A storage pool is a file, directory, or storage device managed by libvirt for the purpose of providing storage to guest virtual machines. The storage pool can be local or it can be shared over a network. A storage pool is a quantity of storage set aside by an administrator, often a dedicated storage administrator, for use by guest virtual machines. Storage pools are divided into storage volumes either by the storage administrator or the system administrator, and the volumes are assigned to guest virtual machines as block devices. In short storage volumes are to partitions what storage pools are to disks. Although the storage pool is a virtual container it is limited by two factors: maximum size allowed to it by qemu-kvm and the size of the disk on the host physical machine. Storage pools may not exceed the size of the disk on the host physical machine. The maximum sizes are as follows:
  • virtio-blk = 2^63 bytes or 8 Exabytes(using raw files or disk)
  • Ext4 = ~ 16 TB (using 4 KB block size)
  • XFS = ~8 Exabytes
  • qcow2 and host file systems keep their own metadata and scalability should be evaluated/tuned when trying very large image sizes. Using raw disks means fewer layers that could affect scalability or max size.

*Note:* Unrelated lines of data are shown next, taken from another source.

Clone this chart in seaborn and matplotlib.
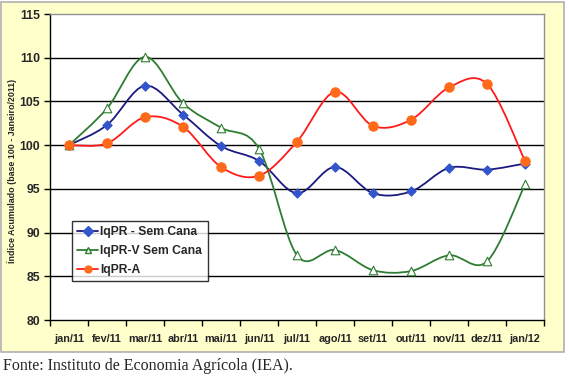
import numpy as np
import pandas as pd
import matplotlib.pyplot as plt
import seaborn as sns
from matplotlib.path import Path
from matplotlib.patches import PathPatch, Rectangle
from matplotlib.lines import Line2D

meses = ['jan/11', 'fev/11', 'mar/11', 'abr/11', 'mai/11', 'jun/11', 'jul/11',
         'ago/11', 'set/11', 'out/11', 'nov/11', 'dez/11', 'jan/12']
iqpr = [100, 102.3, 106.8, 103.5, 99.9, 98.2, 94.5, 97.5, 94.5, 94.7, 97.4, 97.2, 97.9]
iqpr_v = [100, 104.2, 110.1, 104.8, 102.0, 99.6, 87.4, 88.0, 85.7, 85.6, 87.4, 86.7, 95.5]
iqpr_a = [100, 100.2, 103.2, 102.1, 97.5, 96.5, 100.4, 106.1, 102.2, 102.9, 106.6, 107.0, 98.2]

series = ['IqPR - Sem Cana', 'IqPR-V Sem Cana', 'IqPR-A']
df = pd.DataFrame({'x': list(range(len(meses))) * 3,
                   'valor': iqpr + iqpr_v + iqpr_a,
                   'serie': [s for s in series for _ in meses]})

linhas = {'IqPR - Sem Cana': '#1a1a80', 'IqPR-V Sem Cana': '#2e7d32', 'IqPR-A': '#ff1a1a'}
marcas = {'IqPR - Sem Cana': 'D', 'IqPR-V Sem Cana': '^', 'IqPR-A': 'o'}
face = {'IqPR - Sem Cana': '#3355cc', 'IqPR-V Sem Cana': 'white', 'IqPR-A': '#ff6a1a'}
borda = {'IqPR - Sem Cana': '#3355cc', 'IqPR-V Sem Cana': '#2e7d32', 'IqPR-A': '#ff6a1a'}
tam = {'IqPR - Sem Cana': 22, 'IqPR-V Sem Cana': 38, 'IqPR-A': 45}

sns.set_style('white')
plt.rcParams['font.family'] = ['Liberation Sans', 'DejaVu Sans']

fig = plt.figure(figsize=(5.69, 3.81), dpi=100)
fig.patches.append(Rectangle((0.002, 1 - 352 / 381), 0.99, 352 / 381 - 0.004,
                             transform=fig.transFigure, facecolor='#ffffcc',
                             edgecolor='#b0b0b0', lw=1.2, zorder=-1))
ax = fig.add_axes([50 / 569, 1 - 320 / 381, 494 / 569, 306 / 381])
ax.set_facecolor('white')


def suave(ax, ys, cor):
    # curva suavizada estilo Excel (Bezier cubica)
    pts = np.column_stack([np.arange(len(ys)), ys]).astype(float)
    verts = [pts[0]]
    codes = [Path.MOVETO]
    n = len(pts)
    for i in range(n - 1):
        p0 = pts[max(i - 1, 0)]
        p1 = pts[i]
        p2 = pts[i + 1]
        p3 = pts[min(i + 2, n - 1)]
        c1 = p1 + (p2 - p0) / 6
        c2 = p2 - (p3 - p1) / 6
        verts += [c1, c2, p2]
        codes += [Path.CURVE4] * 3
    ax.add_patch(PathPatch(Path(verts, codes), facecolor='none',
                           edgecolor=cor, lw=1.3, zorder=3))


for s, ys in zip(series, [iqpr, iqpr_v, iqpr_a]):
    suave(ax, ys, linhas[s])
    sns.scatterplot(data=df[df.serie == s], x='x', y='valor', ax=ax,
                    marker=marcas[s], color=face[s], edgecolor=borda[s],
                    linewidth=0.8, s=tam[s], zorder=4, legend=False)

ax.set_xlim(-0.5, 12.5)
ax.set_ylim(80, 115)
ax.set_yticks(np.arange(80, 116, 5))
ax.set_yticklabels([str(v) for v in range(80, 116, 5)], fontweight='bold', fontsize=8.8)
for v in range(85, 115, 5):
    ax.axhline(v, color='black', lw=1, zorder=1)

ax.set_xticks(np.arange(-0.5, 13, 1))
ax.set_xticklabels([])
ax.set_xticks(np.arange(13), minor=True)
ax.set_xticklabels(meses, minor=True, fontweight='bold', fontsize=7.8)
ax.tick_params(axis='x', which='major', direction='out', length=4, width=1, color='black', bottom=True)
ax.tick_params(axis='x', which='minor', length=0, pad=10)
ax.tick_params(axis='y', direction='out', length=4, width=1, color='black', left=True, pad=3)

ax.set_xlabel('')
ax.set_ylabel('')
fig.text(12 / 569, 1 - 171 / 381, 'Índice Acumulado (base 100 - Janeiro/2011)',
         rotation=90, fontsize=6.4, fontweight='bold', ha='center', va='center')

for lado in ['left', 'bottom']:
    ax.spines[lado].set_color('black')
    ax.spines[lado].set_linewidth(1)
for lado in ['top', 'right']:
    ax.spines[lado].set_color('#909090')
    ax.spines[lado].set_linewidth(1)

handles = [Line2D([], [], color=linhas[s], marker=marcas[s], markerfacecolor=face[s],
                  markeredgecolor=borda[s], markersize=5, lw=1.3) for s in series]
leg = ax.legend(handles, series, loc='upper left', bbox_to_anchor=(0.0445, 0.3235),
                borderaxespad=0, frameon=True, fancybox=False,
                handlelength=1.7, handletextpad=0.2, labelspacing=0.55,
                borderpad=0.45, prop={'weight': 'bold', 'size': 8.7})
leg.get_frame().set_edgecolor('black')
leg.get_frame().set_linewidth(1)
leg.set_zorder(5)

fig.text(3 / 569, 1 - 366 / 381, 'Fonte: Instituto de Economia Agrícola (IEA).',
         family='Liberation Serif', fontsize=11.5, va='center', ha='left')

fig.savefig('out.png', dpi=100)
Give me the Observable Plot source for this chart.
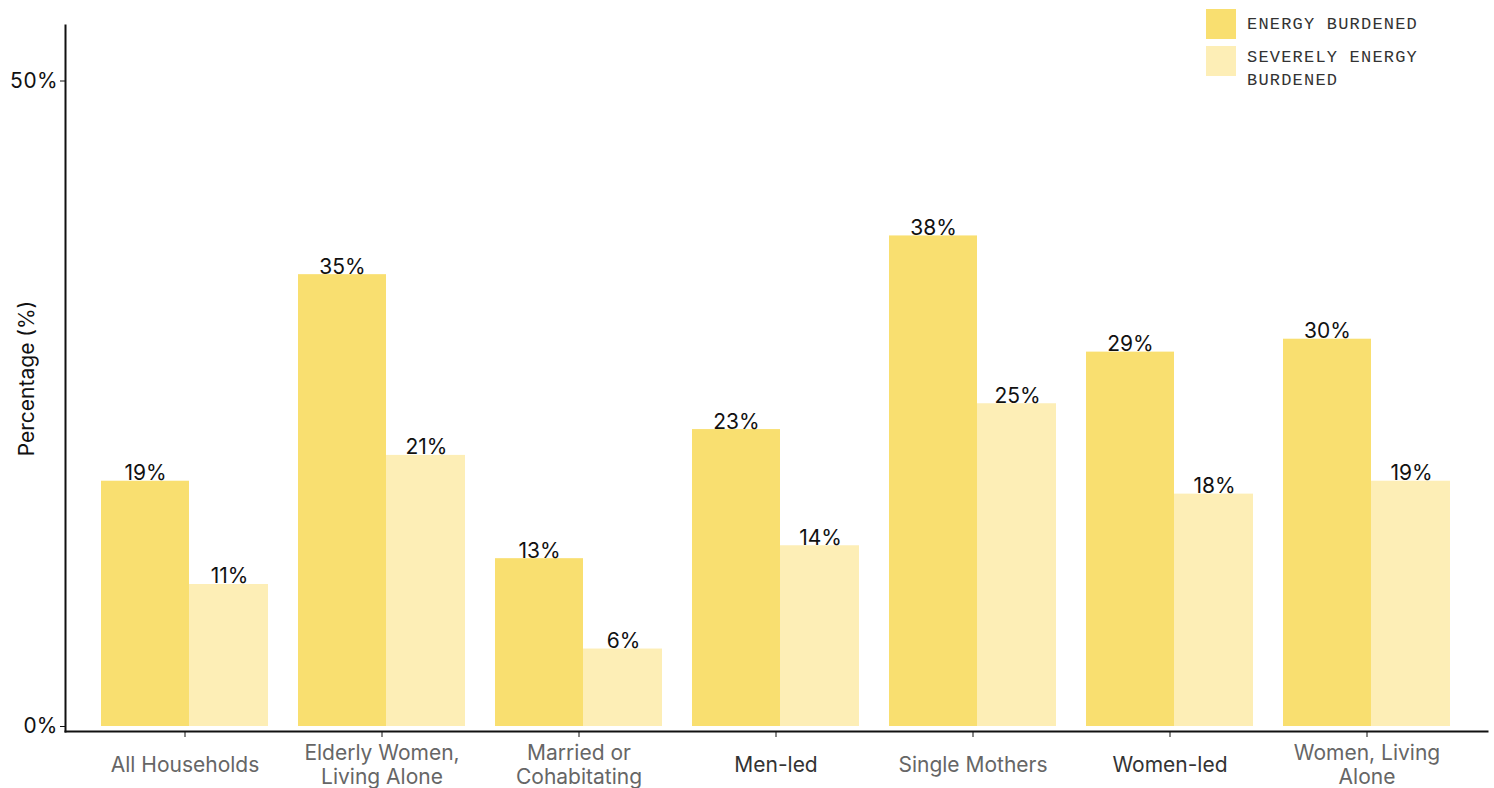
<!DOCTYPE html>
<html>
<head>
<meta charset="utf-8">
<script src="https://cdn.jsdelivr.net/npm/d3@7"></script>
<script src="https://cdn.jsdelivr.net/npm/@observablehq/plot@0.6"></script>
<style>
  html, body { margin: 0; padding: 0; background: #fff; }
  #wrap { position: relative; width: 1494px; height: 788px; }
  #legend { position: absolute; left: 1206px; top: 9px; font-family: "Liberation Mono", "DejaVu Sans Mono", monospace; font-size: 17px; color: #333; letter-spacing: 1.2px; }
  .item { display: flex; align-items: flex-start; margin-bottom: 7px; }
  .sw { width: 30px; height: 30px; flex: none; margin-right: 11px; }
  .lab { line-height: 23px; width: 185px; }
</style>
</head>
<body>
<div id="wrap"><div id="legend"></div></div>
<script>
const categories = ["All Households", "Elderly Women, Living Alone", "Married or Cohabitating", "Men-led", "Single Mothers", "Women-led", "Women, Living Alone"];
const categoryLabels = ["All Households", "Elderly Women,\nLiving Alone", "Married or\nCohabitating", "Men-led", "Single Mothers", "Women-led", "Women, Living\nAlone"];
const emphasized = ["Men-led", "Women-led"];
const energyBurdened = [19, 35, 13, 23, 38, 29, 30];
const severelyBurdened = [11, 21, 6, 14, 25, 18, 19];
const seriesNames = ["ENERGY BURDENED", "SEVERELY ENERGY BURDENED"];
const seriesColors = ["#F9DF70", "#FDEEB6"];
const yTicks = [0, 50];

const rowsA = categories.map((c, i) => ({category: c, value: energyBurdened[i]}));
const rowsB = categories.map((c, i) => ({category: c, value: severelyBurdened[i]}));
const labelRows = categories.map((c, i) => ({category: c, label: categoryLabels[i], strong: emphasized.includes(c)}));

const chart = Plot.plot({
  width: 1494,
  height: 788,
  marginLeft: 65,
  marginRight: 7,
  marginTop: 25,
  marginBottom: 57,
  insetBottom: 5,
  style: {fontFamily: "Inter, 'Noto Sans', sans-serif", fontSize: "20px", background: "#fff"},
  x: {domain: categories, paddingInner: 0.15, paddingOuter: 0.172},
  y: {domain: [0, 54.3]},
  marks: [
    Plot.barY(rowsB, {x: "category", y: "value", fill: seriesColors[1], insetLeft: 86}),
    Plot.barY(rowsA, {x: "category", y: "value", fill: seriesColors[0], insetRight: 79}),
    Plot.text(rowsA, {x: "category", y: "value", text: d => d.value + "%", dx: -39.5, dy: -1, lineAnchor: "bottom", fontSize: 21, fill: "#111"}),
    Plot.text(rowsB, {x: "category", y: "value", text: d => d.value + "%", dx: 44.5, dy: -1, lineAnchor: "bottom", fontSize: 21, fill: "#111"}),
    Plot.axisY({ticks: yTicks, tickFormat: d => d + "%", tickSize: 5, tickPadding: 3, fontSize: 21, color: "#111", label: "Percentage (%)", labelAnchor: "center", labelArrow: "none", labelOffset: 46}),
    Plot.axisX({tickSize: 6, tickFormat: () => "", label: null, color: "#111"}),
    Plot.text(labelRows.filter(d => !d.strong), {x: "category", text: "label", frameAnchor: "bottom", dy: 33, lineAnchor: "middle", lineHeight: 1.15, fontSize: 21, fill: "#666"}),
    Plot.text(labelRows.filter(d => d.strong), {x: "category", text: "label", frameAnchor: "bottom", dy: 33, lineAnchor: "middle", lineHeight: 1.15, fontSize: 21, fill: "#333"}),
    Plot.frame({anchor: "left", stroke: "#111", strokeWidth: 2}),
    Plot.frame({anchor: "bottom", stroke: "#111", strokeWidth: 2})
  ]
});
document.getElementById("wrap").prepend(chart);

const legend = document.getElementById("legend");
seriesNames.forEach((name, i) => {
  const item = document.createElement("div");
  item.className = "item";
  const sw = document.createElement("div");
  sw.className = "sw";
  sw.style.background = seriesColors[i];
  const lab = document.createElement("div");
  lab.className = "lab";
  lab.textContent = name;
  lab.style.paddingTop = i === 0 ? "4px" : "0px";
  item.append(sw, lab);
  legend.append(item);
});
</script>
</body>
</html>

libvirt uses a directory-based storage pool, the /var/lib/libvirt/images/ directory, as the default storage pool. The default storage pool can be changed to another storage pool.
  • Local storage pools - Local storage pools are directly attached to the host physical machine server. Local storage pools include: local directories, directly attached disks, physical partitions, and LVM volume groups. These storage volumes store guest virtual machine images or are attached to guest virtual machines as additional storage. As local storage pools are directly attached to the host physical machine server, they are useful for development, testing and small deployments that do not require migration or large numbers of guest virtual machines. Local storage pools are not suitable for many production environments as local storage pools do not support live migration.
  • Networked (shared) storage pools - Networked storage pools include storage devices shared over a network using standard protocols. Networked storage is required when migrating virtual machines between host physical machines with virt-manager, but is optional when migrating with virsh. Networked storage pools are managed by libvirt. Supported protocols for networked storage pools include:
    • Fibre Channel-based LUNs
    • iSCSI
    • NFS
    • GFS2
    • SCSI RDMA protocols (SCSI RCP), the block export protocol used in InfiniBand and 10GbE iWARP adapters.


Multi-path storage pools should not be created or used as they are not fully supported.